What the task asks:
Word for word, copy all the data and drop the pictures.

Stored data:
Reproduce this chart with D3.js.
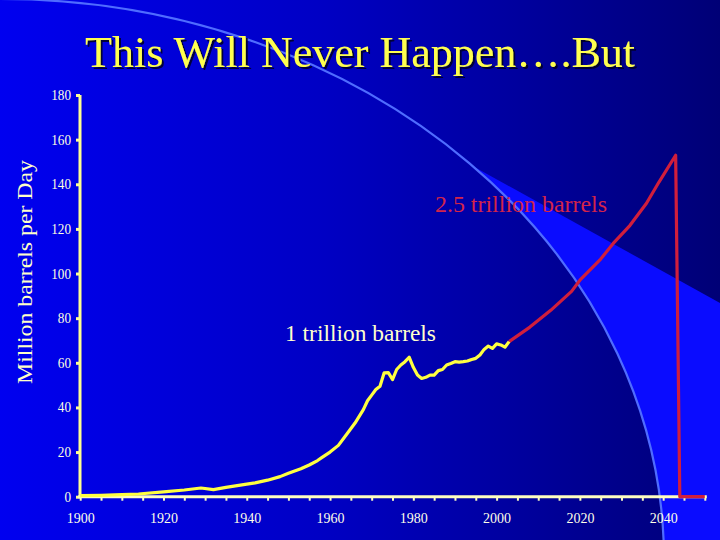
<!DOCTYPE html>
<html>
<head>
<meta charset="utf-8">
<script src="https://cdn.jsdelivr.net/npm/d3@7"></script>
<style>
  html, body { margin: 0; padding: 0; background: #000080; }
  svg { display: block; }
</style>
</head>
<body>
<script>
// ---- data ----
const histYears  = [1900,1905,1910,1914,1920,1925,1929,1932,1935,1940,1942,1945,1948,1950,1953,1955,1957,1958,1960,1962,1964,1966,1968,1969,1970,1971,1972,1973,1974,1975,1976,1977,1978,1979,1980,1981,1982,1983,1984,1985,1986,1987,1988,1989,1990,1991,1992,1993,1994,1995,1996,1997,1998,1999,2000,2001,2002,2003];
const histValues = [0.5,0.6,0.9,1.2,2.2,3.0,3.9,3.2,4.2,5.6,6.2,7.4,9.0,10.5,12.5,14.2,16.2,17.5,20.0,23,28,33,39,43,45.5,48,49.5,55.5,55.6,52.5,57,59,60.5,62.5,58,54.5,53,53.5,54.5,54.5,56.5,57,59,59.7,60.5,60.3,60.5,60.8,61.5,62,63.5,66,67.5,66.5,68.5,68,67,69.5];
const projYears  = [2003,2008,2013,2018,2020,2025,2028,2032,2036,2039,2043,2044,2050];
const projValues = [69.5,76,83.5,92,97,106.5,113.5,121.5,131.5,141,153,0,0];
const yTicks = [0,20,40,60,80,100,120,140,160,180];
const xLabelYears = [1900,1920,1940,1960,1980,2000,2020,2040];
const title = "This Will Never Happen….But";
const yTitle = "Million barrels per Day";
const label1 = "1 trillion barrels";
const label2 = "2.5 trillion barrels";

const W = 720, H = 540;
const svg = d3.select("body").append("svg").attr("width", W).attr("height", H);
const defs = svg.append("defs");
const grad = defs.append("linearGradient").attr("id", "bg")
  .attr("gradientUnits", "userSpaceOnUse").attr("x1", 0).attr("y1", 0).attr("x2", W).attr("y2", 0);
grad.append("stop").attr("offset", "0%").attr("stop-color", "#0000f0");
grad.append("stop").attr("offset", "45%").attr("stop-color", "#0000c4");
grad.append("stop").attr("offset", "100%").attr("stop-color", "#000076");
const shadow = defs.append("filter").attr("id", "shadow").attr("x", "-5%").attr("y", "-20%").attr("width", "110%").attr("height", "140%");
shadow.append("feDropShadow").attr("dx", 2).attr("dy", 2).attr("stdDeviation", 0.6).attr("flood-color", "#00002a").attr("flood-opacity", 0.9);

// background
svg.append("rect").attr("width", W).attr("height", H).attr("fill", "url(#bg)");
// bright band below the diagonal, outside the arc
const slope = (303 - 170) / (720 - 480);
svg.append("polygon")
  .attr("points", [[455, 170 - 25 * slope], [W, 170 + 240 * slope], [W, H], [455, H]].map(p => p.join(",")).join(" "))
  .attr("fill", "#0a0cff");
svg.append("ellipse").attr("cx", 0).attr("cy", 560).attr("rx", 664).attr("ry", 561)
  .attr("fill", "url(#bg)").attr("stroke", "#4f6cff").attr("stroke-width", 2.2);

// scales
const x = d3.scaleLinear().domain([1900, 2050]).range([80.2, 704.8]);
const y = d3.scaleLinear().domain([0, 180]).range([496.7, 95]);

// title
svg.append("text").attr("x", 85).attr("y", 67).text(title)
  .attr("font-family", "Liberation Serif, Times New Roman, serif").attr("font-size", 45)
  .attr("textLength", 550).attr("lengthAdjust", "spacingAndGlyphs").attr("fill", "#ffff50")
  .attr("filter", "url(#shadow)");

// y axis title
svg.append("text").attr("transform", "translate(32,272) rotate(-90)")
  .attr("text-anchor", "middle").text(yTitle)
  .attr("font-family", "Liberation Serif, Times New Roman, serif").attr("font-size", 21)
  .attr("textLength", 224).attr("lengthAdjust", "spacingAndGlyphs").attr("fill", "#ffffc8");

// y axis
const yAxis = svg.append("g").attr("transform", "translate(80,0)")
  .call(d3.axisLeft(y).tickValues(yTicks).tickSize(4).tickPadding(5).tickFormat(d3.format("d")));
yAxis.select(".domain").attr("stroke", "#ffff90").attr("stroke-width", 3).attr("d", `M0,${y(180)}V${y(0)}`);
yAxis.selectAll(".tick line").attr("stroke", "#ffff90").attr("stroke-width", 3);
yAxis.selectAll(".tick text").attr("fill", "#ffffe0")
  .attr("font-family", "Liberation Serif, Times New Roman, serif").attr("font-size", 14)
  .attr("textLength", d => String(d).length * 6.6).attr("lengthAdjust", "spacingAndGlyphs");

// x axis
const xAxis = svg.append("g").attr("transform", `translate(0,${y(0)})`)
  .call(d3.axisBottom(x).tickValues(d3.range(1900, 2051, 5)).tickSize(4).tickPadding(12)
    .tickFormat(d => xLabelYears.includes(d) ? String(d) : ""));
xAxis.select(".domain").attr("stroke", "#ffffc0").attr("stroke-width", 3).attr("d", `M${x(1900) - 2},0H${x(2050) + 2}`);
xAxis.selectAll(".tick line").attr("stroke", "#ffffc0").attr("stroke-width", 2);
xAxis.selectAll(".tick text").attr("fill", "#ffffe8")
  .attr("font-family", "Liberation Serif, Times New Roman, serif").attr("font-size", 15)
  .attr("textLength", d => xLabelYears.includes(d) ? 28 : null).attr("lengthAdjust", "spacingAndGlyphs");

// lines
const line = d3.line().x(d => x(d[0])).y(d => y(d[1]));
svg.append("path").datum(projYears.map((v, i) => [v, projValues[i]]))
  .attr("d", line).attr("fill", "none").attr("stroke", "#d01e3c").attr("stroke-width", 3.2).attr("stroke-linejoin", "round");
svg.append("path").datum(histYears.map((v, i) => [v, histValues[i]]))
  .attr("d", line).attr("fill", "none").attr("stroke", "#ffff40").attr("stroke-width", 3.2).attr("stroke-linejoin", "round");

// annotations
svg.append("text").attr("x", 285).attr("y", 341).text(label1)
  .attr("font-family", "Liberation Serif, Times New Roman, serif").attr("font-size", 24)
  .attr("textLength", 151).attr("lengthAdjust", "spacingAndGlyphs").attr("fill", "#ffffcc");
svg.append("text").attr("x", 435).attr("y", 212).text(label2)
  .attr("font-family", "Liberation Serif, Times New Roman, serif").attr("font-size", 24)
  .attr("textLength", 172).attr("lengthAdjust", "spacingAndGlyphs").attr("fill", "#d4244a");
</script>
</body>
</html>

Solution for this problem:
Reproduce this chart with D3.js.
<!DOCTYPE html>
<html>
<head>
<meta charset="utf-8">
<script src="https://cdn.jsdelivr.net/npm/d3@7"></script>
<style>
  html, body { margin: 0; padding: 0; background: #000080; }
  svg { display: block; }
</style>
</head>
<body>
<script>
// ---- data ----
const histYears  = [1900,1905,1910,1914,1920,1925,1929,1932,1935,1940,1942,1945,1948,1950,1953,1955,1957,1958,1960,1962,1964,1966,1968,1969,1970,1971,1972,1973,1974,1975,1976,1977,1978,1979,1980,1981,1982,1983,1984,1985,1986,1987,1988,1989,1990,1991,1992,1993,1994,1995,1996,1997,1998,1999,2000,2001,2002,2003];
const histValues = [0.5,0.6,0.9,1.2,2.2,3.0,3.9,3.2,4.2,5.6,6.2,7.4,9.0,10.5,12.5,14.2,16.2,17.5,20.0,23,28,33,39,43,45.5,48,49.5,55.5,55.6,52.5,57,59,60.5,62.5,58,54.5,53,53.5,54.5,54.5,56.5,57,59,59.7,60.5,60.3,60.5,60.8,61.5,62,63.5,66,67.5,66.5,68.5,68,67,69.5];
const projYears  = [2003,2008,2013,2018,2020,2025,2028,2032,2036,2039,2043,2044,2050];
const projValues = [69.5,76,83.5,92,97,106.5,113.5,121.5,131.5,141,153,0,0];
const yTicks = [0,20,40,60,80,100,120,140,160,180];
const xLabelYears = [1900,1920,1940,1960,1980,2000,2020,2040];
const title = "This Will Never Happen….But";
const yTitle = "Million barrels per Day";
const label1 = "1 trillion barrels";
const label2 = "2.5 trillion barrels";

const W = 720, H = 540;
const svg = d3.select("body").append("svg").attr("width", W).attr("height", H);
const defs = svg.append("defs");
const grad = defs.append("linearGradient").attr("id", "bg")
  .attr("gradientUnits", "userSpaceOnUse").attr("x1", 0).attr("y1", 0).attr("x2", W).attr("y2", 0);
grad.append("stop").attr("offset", "0%").attr("stop-color", "#0000f0");
grad.append("stop").attr("offset", "45%").attr("stop-color", "#0000c4");
grad.append("stop").attr("offset", "100%").attr("stop-color", "#000076");
const shadow = defs.append("filter").attr("id", "shadow").attr("x", "-5%").attr("y", "-20%").attr("width", "110%").attr("height", "140%");
shadow.append("feDropShadow").attr("dx", 2).attr("dy", 2).attr("stdDeviation", 0.6).attr("flood-color", "#00002a").attr("flood-opacity", 0.9);

// background
svg.append("rect").attr("width", W).attr("height", H).attr("fill", "url(#bg)");
// bright band below the diagonal, outside the arc
const slope = (303 - 170) / (720 - 480);
svg.append("polygon")
  .attr("points", [[455, 170 - 25 * slope], [W, 170 + 240 * slope], [W, H], [455, H]].map(p => p.join(",")).join(" "))
  .attr("fill", "#0a0cff");
svg.append("ellipse").attr("cx", 0).attr("cy", 560).attr("rx", 664).attr("ry", 561)
  .attr("fill", "url(#bg)").attr("stroke", "#4f6cff").attr("stroke-width", 2.2);

// scales
const x = d3.scaleLinear().domain([1900, 2050]).range([80.2, 704.8]);
const y = d3.scaleLinear().domain([0, 180]).range([496.7, 95]);

// title
svg.append("text").attr("x", 85).attr("y", 67).text(title)
  .attr("font-family", "Liberation Serif, Times New Roman, serif").attr("font-size", 45)
  .attr("textLength", 550).attr("lengthAdjust", "spacingAndGlyphs").attr("fill", "#ffff50")
  .attr("filter", "url(#shadow)");

// y axis title
svg.append("text").attr("transform", "translate(32,272) rotate(-90)")
  .attr("text-anchor", "middle").text(yTitle)
  .attr("font-family", "Liberation Serif, Times New Roman, serif").attr("font-size", 21)
  .attr("textLength", 224).attr("lengthAdjust", "spacingAndGlyphs").attr("fill", "#ffffc8");

// y axis
const yAxis = svg.append("g").attr("transform", "translate(80,0)")
  .call(d3.axisLeft(y).tickValues(yTicks).tickSize(4).tickPadding(5).tickFormat(d3.format("d")));
yAxis.select(".domain").attr("stroke", "#ffff90").attr("stroke-width", 3).attr("d", `M0,${y(180)}V${y(0)}`);
yAxis.selectAll(".tick line").attr("stroke", "#ffff90").attr("stroke-width", 3);
yAxis.selectAll(".tick text").attr("fill", "#ffffe0")
  .attr("font-family", "Liberation Serif, Times New Roman, serif").attr("font-size", 14)
  .attr("textLength", d => String(d).length * 6.6).attr("lengthAdjust", "spacingAndGlyphs");

// x axis
const xAxis = svg.append("g").attr("transform", `translate(0,${y(0)})`)
  .call(d3.axisBottom(x).tickValues(d3.range(1900, 2051, 5)).tickSize(4).tickPadding(12)
    .tickFormat(d => xLabelYears.includes(d) ? String(d) : ""));
xAxis.select(".domain").attr("stroke", "#ffffc0").attr("stroke-width", 3).attr("d", `M${x(1900) - 2},0H${x(2050) + 2}`);
xAxis.selectAll(".tick line").attr("stroke", "#ffffc0").attr("stroke-width", 2);
xAxis.selectAll(".tick text").attr("fill", "#ffffe8")
  .attr("font-family", "Liberation Serif, Times New Roman, serif").attr("font-size", 15)
  .attr("textLength", d => xLabelYears.includes(d) ? 28 : null).attr("lengthAdjust", "spacingAndGlyphs");

// lines
const line = d3.line().x(d => x(d[0])).y(d => y(d[1]));
svg.append("path").datum(projYears.map((v, i) => [v, projValues[i]]))
  .attr("d", line).attr("fill", "none").attr("stroke", "#d01e3c").attr("stroke-width", 3.2).attr("stroke-linejoin", "round");
svg.append("path").datum(histYears.map((v, i) => [v, histValues[i]]))
  .attr("d", line).attr("fill", "none").attr("stroke", "#ffff40").attr("stroke-width", 3.2).attr("stroke-linejoin", "round");

// annotations
svg.append("text").attr("x", 285).attr("y", 341).text(label1)
  .attr("font-family", "Liberation Serif, Times New Roman, serif").attr("font-size", 24)
  .attr("textLength", 151).attr("lengthAdjust", "spacingAndGlyphs").attr("fill", "#ffffcc");
svg.append("text").attr("x", 435).attr("y", 212).text(label2)
  .attr("font-family", "Liberation Serif, Times New Roman, serif").attr("font-size", 24)
  .attr("textLength", 172).attr("lengthAdjust", "spacingAndGlyphs").attr("fill", "#d4244a");
</script>
</body>
</html>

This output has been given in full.